_GIVEN TASK_
Exactly as written, retype the listing below, omitting the pictures.

_COLLECTED MATERIAL_
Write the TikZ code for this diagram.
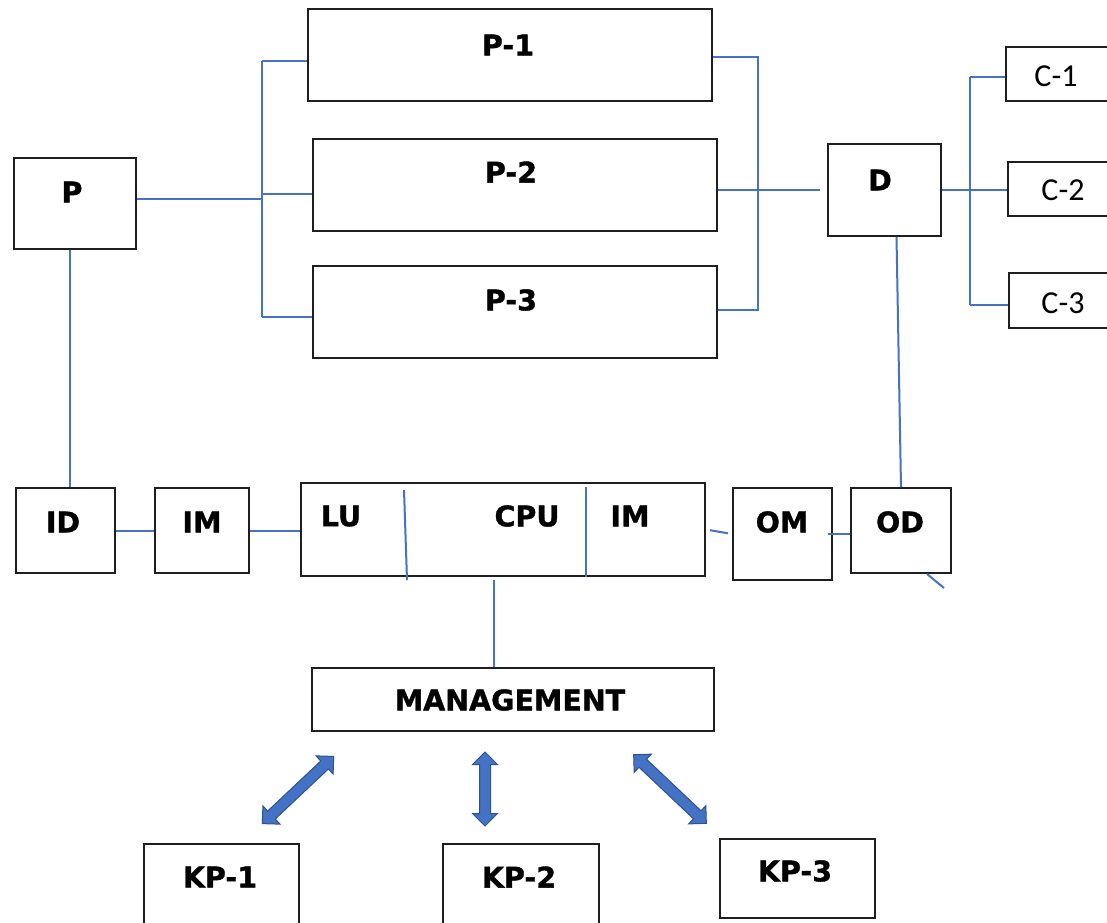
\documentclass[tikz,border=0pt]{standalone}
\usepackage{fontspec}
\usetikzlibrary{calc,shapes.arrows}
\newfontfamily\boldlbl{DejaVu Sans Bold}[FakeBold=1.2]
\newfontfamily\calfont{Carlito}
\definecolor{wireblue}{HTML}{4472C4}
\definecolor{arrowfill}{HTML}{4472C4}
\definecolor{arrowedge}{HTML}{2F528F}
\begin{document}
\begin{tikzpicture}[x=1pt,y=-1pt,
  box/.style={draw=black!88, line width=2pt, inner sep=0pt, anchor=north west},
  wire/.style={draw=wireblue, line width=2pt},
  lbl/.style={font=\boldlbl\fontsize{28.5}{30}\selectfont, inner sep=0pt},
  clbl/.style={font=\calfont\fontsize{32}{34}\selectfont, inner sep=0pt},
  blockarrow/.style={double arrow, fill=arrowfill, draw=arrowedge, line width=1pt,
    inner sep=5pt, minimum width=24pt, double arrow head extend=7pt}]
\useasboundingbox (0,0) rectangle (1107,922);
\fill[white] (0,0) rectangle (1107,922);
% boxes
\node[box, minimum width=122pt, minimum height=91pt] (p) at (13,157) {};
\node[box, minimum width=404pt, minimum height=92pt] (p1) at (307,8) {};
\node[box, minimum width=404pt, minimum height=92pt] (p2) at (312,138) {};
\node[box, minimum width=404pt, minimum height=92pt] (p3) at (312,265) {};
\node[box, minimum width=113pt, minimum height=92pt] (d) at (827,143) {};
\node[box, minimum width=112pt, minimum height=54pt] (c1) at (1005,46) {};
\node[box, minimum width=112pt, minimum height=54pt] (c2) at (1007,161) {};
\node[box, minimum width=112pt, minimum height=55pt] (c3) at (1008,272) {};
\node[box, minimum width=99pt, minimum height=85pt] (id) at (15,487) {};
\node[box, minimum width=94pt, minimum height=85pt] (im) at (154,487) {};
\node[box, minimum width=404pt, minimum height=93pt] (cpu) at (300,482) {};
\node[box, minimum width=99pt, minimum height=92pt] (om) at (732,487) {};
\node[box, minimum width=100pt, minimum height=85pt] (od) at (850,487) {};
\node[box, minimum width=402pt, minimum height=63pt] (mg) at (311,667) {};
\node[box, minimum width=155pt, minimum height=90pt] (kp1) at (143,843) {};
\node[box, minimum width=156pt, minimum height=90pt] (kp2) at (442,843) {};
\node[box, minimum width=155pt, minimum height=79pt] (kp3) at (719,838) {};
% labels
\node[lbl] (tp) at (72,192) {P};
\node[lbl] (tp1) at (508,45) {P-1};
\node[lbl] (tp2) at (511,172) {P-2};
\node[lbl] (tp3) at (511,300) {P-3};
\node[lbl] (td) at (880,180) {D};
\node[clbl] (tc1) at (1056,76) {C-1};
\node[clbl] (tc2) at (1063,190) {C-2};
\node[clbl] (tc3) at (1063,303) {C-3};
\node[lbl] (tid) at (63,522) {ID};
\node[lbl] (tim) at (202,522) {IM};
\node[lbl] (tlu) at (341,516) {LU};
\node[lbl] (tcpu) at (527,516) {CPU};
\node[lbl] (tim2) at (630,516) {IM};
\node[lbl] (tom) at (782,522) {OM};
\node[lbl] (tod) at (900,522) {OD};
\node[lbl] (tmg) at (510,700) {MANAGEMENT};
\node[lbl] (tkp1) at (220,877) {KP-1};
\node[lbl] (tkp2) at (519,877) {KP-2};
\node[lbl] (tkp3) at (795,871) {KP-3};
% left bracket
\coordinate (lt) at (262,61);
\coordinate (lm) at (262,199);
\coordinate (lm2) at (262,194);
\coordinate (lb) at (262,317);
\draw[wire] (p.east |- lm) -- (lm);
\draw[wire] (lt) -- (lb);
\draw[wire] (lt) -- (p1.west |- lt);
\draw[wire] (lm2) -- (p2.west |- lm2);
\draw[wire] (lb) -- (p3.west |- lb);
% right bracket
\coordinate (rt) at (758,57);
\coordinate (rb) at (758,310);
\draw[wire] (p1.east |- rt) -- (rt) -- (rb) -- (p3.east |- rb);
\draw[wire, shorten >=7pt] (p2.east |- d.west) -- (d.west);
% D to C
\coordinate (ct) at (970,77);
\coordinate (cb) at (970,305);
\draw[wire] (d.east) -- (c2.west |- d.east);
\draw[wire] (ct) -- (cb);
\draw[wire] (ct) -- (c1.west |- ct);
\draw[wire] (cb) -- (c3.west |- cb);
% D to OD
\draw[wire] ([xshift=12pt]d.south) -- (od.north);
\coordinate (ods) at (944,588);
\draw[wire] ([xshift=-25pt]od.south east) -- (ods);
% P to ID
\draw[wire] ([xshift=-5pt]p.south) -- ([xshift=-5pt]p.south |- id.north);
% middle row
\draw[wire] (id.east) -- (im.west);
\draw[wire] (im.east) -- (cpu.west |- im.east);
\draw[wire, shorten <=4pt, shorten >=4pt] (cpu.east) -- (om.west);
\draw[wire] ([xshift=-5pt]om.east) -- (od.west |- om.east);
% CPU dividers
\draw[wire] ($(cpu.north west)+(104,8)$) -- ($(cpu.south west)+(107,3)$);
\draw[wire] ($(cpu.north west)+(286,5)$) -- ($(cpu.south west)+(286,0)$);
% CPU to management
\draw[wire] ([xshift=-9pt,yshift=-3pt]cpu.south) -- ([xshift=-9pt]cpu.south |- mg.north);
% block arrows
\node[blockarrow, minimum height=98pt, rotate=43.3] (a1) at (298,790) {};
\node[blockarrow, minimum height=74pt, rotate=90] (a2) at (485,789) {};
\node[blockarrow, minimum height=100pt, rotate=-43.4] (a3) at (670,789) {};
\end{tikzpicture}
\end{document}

_WORKED ANSWER_
Write the TikZ code for this diagram.
\documentclass[tikz,border=0pt]{standalone}
\usepackage{fontspec}
\usetikzlibrary{calc,shapes.arrows}
\newfontfamily\boldlbl{DejaVu Sans Bold}[FakeBold=1.2]
\newfontfamily\calfont{Carlito}
\definecolor{wireblue}{HTML}{4472C4}
\definecolor{arrowfill}{HTML}{4472C4}
\definecolor{arrowedge}{HTML}{2F528F}
\begin{document}
\begin{tikzpicture}[x=1pt,y=-1pt,
  box/.style={draw=black!88, line width=2pt, inner sep=0pt, anchor=north west},
  wire/.style={draw=wireblue, line width=2pt},
  lbl/.style={font=\boldlbl\fontsize{28.5}{30}\selectfont, inner sep=0pt},
  clbl/.style={font=\calfont\fontsize{32}{34}\selectfont, inner sep=0pt},
  blockarrow/.style={double arrow, fill=arrowfill, draw=arrowedge, line width=1pt,
    inner sep=5pt, minimum width=24pt, double arrow head extend=7pt}]
\useasboundingbox (0,0) rectangle (1107,922);
\fill[white] (0,0) rectangle (1107,922);
% boxes
\node[box, minimum width=122pt, minimum height=91pt] (p) at (13,157) {};
\node[box, minimum width=404pt, minimum height=92pt] (p1) at (307,8) {};
\node[box, minimum width=404pt, minimum height=92pt] (p2) at (312,138) {};
\node[box, minimum width=404pt, minimum height=92pt] (p3) at (312,265) {};
\node[box, minimum width=113pt, minimum height=92pt] (d) at (827,143) {};
\node[box, minimum width=112pt, minimum height=54pt] (c1) at (1005,46) {};
\node[box, minimum width=112pt, minimum height=54pt] (c2) at (1007,161) {};
\node[box, minimum width=112pt, minimum height=55pt] (c3) at (1008,272) {};
\node[box, minimum width=99pt, minimum height=85pt] (id) at (15,487) {};
\node[box, minimum width=94pt, minimum height=85pt] (im) at (154,487) {};
\node[box, minimum width=404pt, minimum height=93pt] (cpu) at (300,482) {};
\node[box, minimum width=99pt, minimum height=92pt] (om) at (732,487) {};
\node[box, minimum width=100pt, minimum height=85pt] (od) at (850,487) {};
\node[box, minimum width=402pt, minimum height=63pt] (mg) at (311,667) {};
\node[box, minimum width=155pt, minimum height=90pt] (kp1) at (143,843) {};
\node[box, minimum width=156pt, minimum height=90pt] (kp2) at (442,843) {};
\node[box, minimum width=155pt, minimum height=79pt] (kp3) at (719,838) {};
% labels
\node[lbl] (tp) at (72,192) {P};
\node[lbl] (tp1) at (508,45) {P-1};
\node[lbl] (tp2) at (511,172) {P-2};
\node[lbl] (tp3) at (511,300) {P-3};
\node[lbl] (td) at (880,180) {D};
\node[clbl] (tc1) at (1056,76) {C-1};
\node[clbl] (tc2) at (1063,190) {C-2};
\node[clbl] (tc3) at (1063,303) {C-3};
\node[lbl] (tid) at (63,522) {ID};
\node[lbl] (tim) at (202,522) {IM};
\node[lbl] (tlu) at (341,516) {LU};
\node[lbl] (tcpu) at (527,516) {CPU};
\node[lbl] (tim2) at (630,516) {IM};
\node[lbl] (tom) at (782,522) {OM};
\node[lbl] (tod) at (900,522) {OD};
\node[lbl] (tmg) at (510,700) {MANAGEMENT};
\node[lbl] (tkp1) at (220,877) {KP-1};
\node[lbl] (tkp2) at (519,877) {KP-2};
\node[lbl] (tkp3) at (795,871) {KP-3};
% left bracket
\coordinate (lt) at (262,61);
\coordinate (lm) at (262,199);
\coordinate (lm2) at (262,194);
\coordinate (lb) at (262,317);
\draw[wire] (p.east |- lm) -- (lm);
\draw[wire] (lt) -- (lb);
\draw[wire] (lt) -- (p1.west |- lt);
\draw[wire] (lm2) -- (p2.west |- lm2);
\draw[wire] (lb) -- (p3.west |- lb);
% right bracket
\coordinate (rt) at (758,57);
\coordinate (rb) at (758,310);
\draw[wire] (p1.east |- rt) -- (rt) -- (rb) -- (p3.east |- rb);
\draw[wire, shorten >=7pt] (p2.east |- d.west) -- (d.west);
% D to C
\coordinate (ct) at (970,77);
\coordinate (cb) at (970,305);
\draw[wire] (d.east) -- (c2.west |- d.east);
\draw[wire] (ct) -- (cb);
\draw[wire] (ct) -- (c1.west |- ct);
\draw[wire] (cb) -- (c3.west |- cb);
% D to OD
\draw[wire] ([xshift=12pt]d.south) -- (od.north);
\coordinate (ods) at (944,588);
\draw[wire] ([xshift=-25pt]od.south east) -- (ods);
% P to ID
\draw[wire] ([xshift=-5pt]p.south) -- ([xshift=-5pt]p.south |- id.north);
% middle row
\draw[wire] (id.east) -- (im.west);
\draw[wire] (im.east) -- (cpu.west |- im.east);
\draw[wire, shorten <=4pt, shorten >=4pt] (cpu.east) -- (om.west);
\draw[wire] ([xshift=-5pt]om.east) -- (od.west |- om.east);
% CPU dividers
\draw[wire] ($(cpu.north west)+(104,8)$) -- ($(cpu.south west)+(107,3)$);
\draw[wire] ($(cpu.north west)+(286,5)$) -- ($(cpu.south west)+(286,0)$);
% CPU to management
\draw[wire] ([xshift=-9pt,yshift=-3pt]cpu.south) -- ([xshift=-9pt]cpu.south |- mg.north);
% block arrows
\node[blockarrow, minimum height=98pt, rotate=43.3] (a1) at (298,790) {};
\node[blockarrow, minimum height=74pt, rotate=90] (a2) at (485,789) {};
\node[blockarrow, minimum height=100pt, rotate=-43.4] (a3) at (670,789) {};
\end{tikzpicture}
\end{document}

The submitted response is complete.